Darkness Descending
- Author: Harry Turtledove
- Cover artist: Bob Eggleton
- Language: English
- Series: Darkness
- Genre: Fantasy
- Publisher: Tor Books
- Publication date: 2000
- Publication place: United States
- Media type: Print
- Preceded by: Into the Darkness
- Followed by: Through the Darkness

= Darkness Descending =

2000 novel by Harry Turtledove

Darkness Descending (2000) by Harry Turtledove is the second book in the Darkness series.

==Plot summary==
Algarve starts killing Kaunians as their advance toward Cottbus starts to stall, which both causes Kuusamo to enter the war and Unkerlant to start killing its own peasants for magical power, and the Algarvians are halted by mud, winter, Unkerlanter behemoths with snowshoes, and logistics.

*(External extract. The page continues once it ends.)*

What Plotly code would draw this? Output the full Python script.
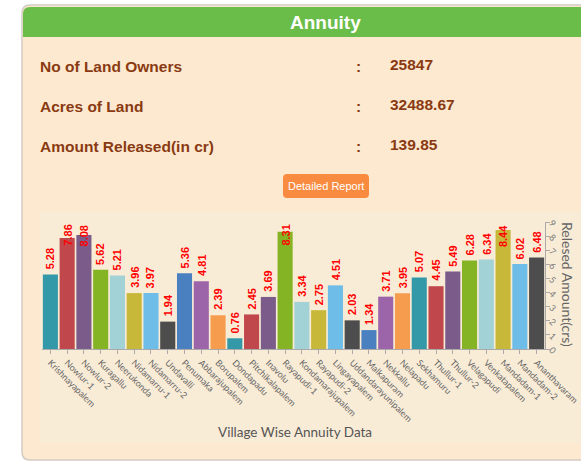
import plotly.graph_objects as go

# ---------------- data ----------------
villages = ["Krishnayapalem", "Nowlur-1", "Nowlur-2", "Kuragallu", "Neerukonda",
            "Nidamarru-1", "Nidamarru-2", "Undavalli", "Penumaka", "Abbarajupalem",
            "Borupalem", "Dondapadu", "Pitchikalapalem", "Inavolu", "Rayapudi-1",
            "Kondamarajupalem", "Rayapudi-2", "Lingayapalem", "Uddandarayunipalem",
            "Malkapuram", "Nekkallu", "Nelapadu", "Sekhamuru", "Thullur-1",
            "Thullur-2", "Velagapudi", "Venkatapalem", "Mandadam-1", "Mandadam-2",
            "Ananthavaram"]
amounts = [5.28, 7.86, 8.08, 5.62, 5.21, 3.96, 3.97, 1.94, 5.36, 4.81,
           2.39, 0.76, 2.45, 3.69, 8.31, 3.34, 2.75, 4.51, 2.03, 1.34,
           3.71, 3.95, 5.07, 4.45, 5.49, 6.28, 6.34, 8.44, 6.02, 6.48]
y_ticks = [0, 1, 2, 3, 4, 5, 6, 7, 8, 9]

info_labels = ["No of Land Owners", "Acres of Land", "Amount Released(in cr)"]
info_values = ["25847", "32488.67", "139.85"]

palette = ["#3399a8", "#c0474b", "#7b5b8a", "#84b423", "#a2d2d6", "#c8b83a",
           "#6ebde9", "#4d4d4d", "#4a80c0", "#9c64a9", "#f69c4f"]
bar_colors = [palette[i % len(palette)] for i in range(len(villages))]

# ---------------- layout geometry (page pixels) ----------------
W, H = 581, 461
PLOT_L, PLOT_R, PLOT_T, PLOT_B = 42, 545, 222, 349
L, T = PLOT_L, PLOT_T
R = W - PLOT_R
B = H - PLOT_B
PW = PLOT_R - PLOT_L
PH = PLOT_B - PLOT_T


def fx(px):
    return (px - PLOT_L) / PW


def fy(py):
    return (PLOT_B - py) / PH


def rrect(x0, y0, x1, y1, r, top_only=False):
    if top_only:
        return (f"M {fx(x0)},{fy(y1)} L {fx(x0)},{fy(y0 + r)} "
                f"Q {fx(x0)},{fy(y0)} {fx(x0 + r)},{fy(y0)} "
                f"L {fx(x1 - r)},{fy(y0)} Q {fx(x1)},{fy(y0)} {fx(x1)},{fy(y0 + r)} "
                f"L {fx(x1)},{fy(y1)} Z")
    return (f"M {fx(x0 + r)},{fy(y0)} L {fx(x1 - r)},{fy(y0)} "
            f"Q {fx(x1)},{fy(y0)} {fx(x1)},{fy(y0 + r)} "
            f"L {fx(x1)},{fy(y1 - r)} Q {fx(x1)},{fy(y1)} {fx(x1 - r)},{fy(y1)} "
            f"L {fx(x0 + r)},{fy(y1)} Q {fx(x0)},{fy(y1)} {fx(x0)},{fy(y1 - r)} "
            f"L {fx(x0)},{fy(y0 + r)} Q {fx(x0)},{fy(y0)} {fx(x0 + r)},{fy(y0)} Z")


fig = go.Figure()
fig.add_trace(go.Bar(
    x=villages, y=amounts,
    marker=dict(color=bar_colors, line=dict(width=0)),
    hoverinfo="x+y",
))

shapes = [
    dict(type="path", path=rrect(22, 5, 660, 460, 8), xref="paper", yref="paper",
         fillcolor="#fde9d0", line=dict(color="#d3cbc3", width=1.5), layer="below"),
    dict(type="path", path=rrect(23, 7, 660, 37, 7, top_only=True), xref="paper", yref="paper",
         fillcolor="#69bd48", line=dict(width=0), layer="below"),
    dict(type="rect", x0=fx(40), x1=fx(660), y0=fy(443), y1=fy(212), xref="paper", yref="paper",
         fillcolor="#f9ecd7", line=dict(width=0), layer="below"),
    dict(type="path", path=rrect(283, 174, 369, 198, 4), xref="paper", yref="paper",
         fillcolor="#f88b40", line=dict(width=0), layer="below"),
]

ann = []
HDR = "Liberation Sans, Arial, sans-serif"
CHART_FONT = "Lato, Open Sans, sans-serif"


def page_text(text, px, py, size, color, family=HDR, xanchor="center", angle=0):
    return dict(text=text, x=fx(px), y=fy(py), xref="paper", yref="paper",
                xanchor=xanchor, yanchor="middle", textangle=angle, showarrow=False,
                font=dict(family=family, size=size, color=color))


ann.append(page_text("<b>Annuity</b>", 325, 22, 19, "white"))
row_y = [66, 106, 146]
for lab, val, yy in zip(info_labels, info_values, row_y):
    ann.append(page_text(f"<b>{lab}</b>", 38, yy, 15.5, "#8a3a12", xanchor="left"))
    ann.append(page_text("<b>:</b>", 358, yy, 15.5, "#8a3a12"))
    ann.append(page_text(f"<b>{val}</b>", 388, yy - 2, 15.5, "#8a3a12", xanchor="left"))
ann.append(page_text("Detailed Report", 326, 186, 11, "white"))

# value labels
top_limit = 7.2
for v_name, v in zip(villages, amounts):
    if v > top_limit:
        ann.append(dict(text=f"<b>{v:.2f}</b>", x=v_name, y=y_ticks[-1], xref="x", yref="y",
                        xanchor="center", yanchor="top", textangle=-90, showarrow=False, yshift=-1,
                        font=dict(family=HDR, size=11, color="#ff0000")))
    else:
        ann.append(dict(text=f"<b>{v:.2f}</b>", x=v_name, y=v, xref="x", yref="y",
                        xanchor="center", yanchor="bottom", textangle=-90, showarrow=False, yshift=3,
                        font=dict(family=HDR, size=11, color="#ff0000")))

ann.append(page_text("Relesed Amount(crs)", 568, 284, 14, "#666666", family=CHART_FONT, angle=90))
ann.append(page_text("Village Wise Annuity Data", 295, 432, 13.5, "#555555", family=CHART_FONT))

fig.update_layout(
    width=W, height=H,
    margin=dict(l=L, r=R, t=T, b=B, pad=0, autoexpand=False),
    paper_bgcolor="white",
    plot_bgcolor="rgba(0,0,0,0)",
    bargap=0.1,
    showlegend=False,
    shapes=shapes,
    annotations=ann,
    xaxis=dict(
        type="category", showgrid=False, zeroline=False, automargin=False,
        showline=True, linecolor="#aaaaaa", linewidth=1,
        ticks="outside", ticklen=4, tickcolor="#aaaaaa",
        tickangle=45, tickfont=dict(family=CHART_FONT, size=9, color="#666666"),
        range=[-0.5, len(villages) - 0.5],
    ),
    yaxis=dict(
        side="right", range=[0, 9], tickvals=y_ticks, showgrid=False, zeroline=False,
        automargin=False,
        showline=True, linecolor="#aaaaaa", linewidth=1,
        ticks="outside", ticklen=4, tickcolor="#aaaaaa",
        tickangle=45, tickfont=dict(family=CHART_FONT, size=9, color="#777777"),
    ),
)

fig.write_html("out.html", config={"displayModeBar": False},
               post_script="document.body.style.margin='0';document.body.style.overflow='hidden';")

Tealdo is killed in Thalfang, just outside Cottbus, and Unkerlant pushes back into the northwest corner of Grelz. Kaunians are herded into ghettos in Forthweg's cities and larger towns. Pekka's first "divergent" series is interrupted by the Algarvian magical blitz on Yliharma. Gyongyos attacks Unkerlant in the west and pushes through the mountains through which the border passes. Lagoas invades the Land of the Ice People.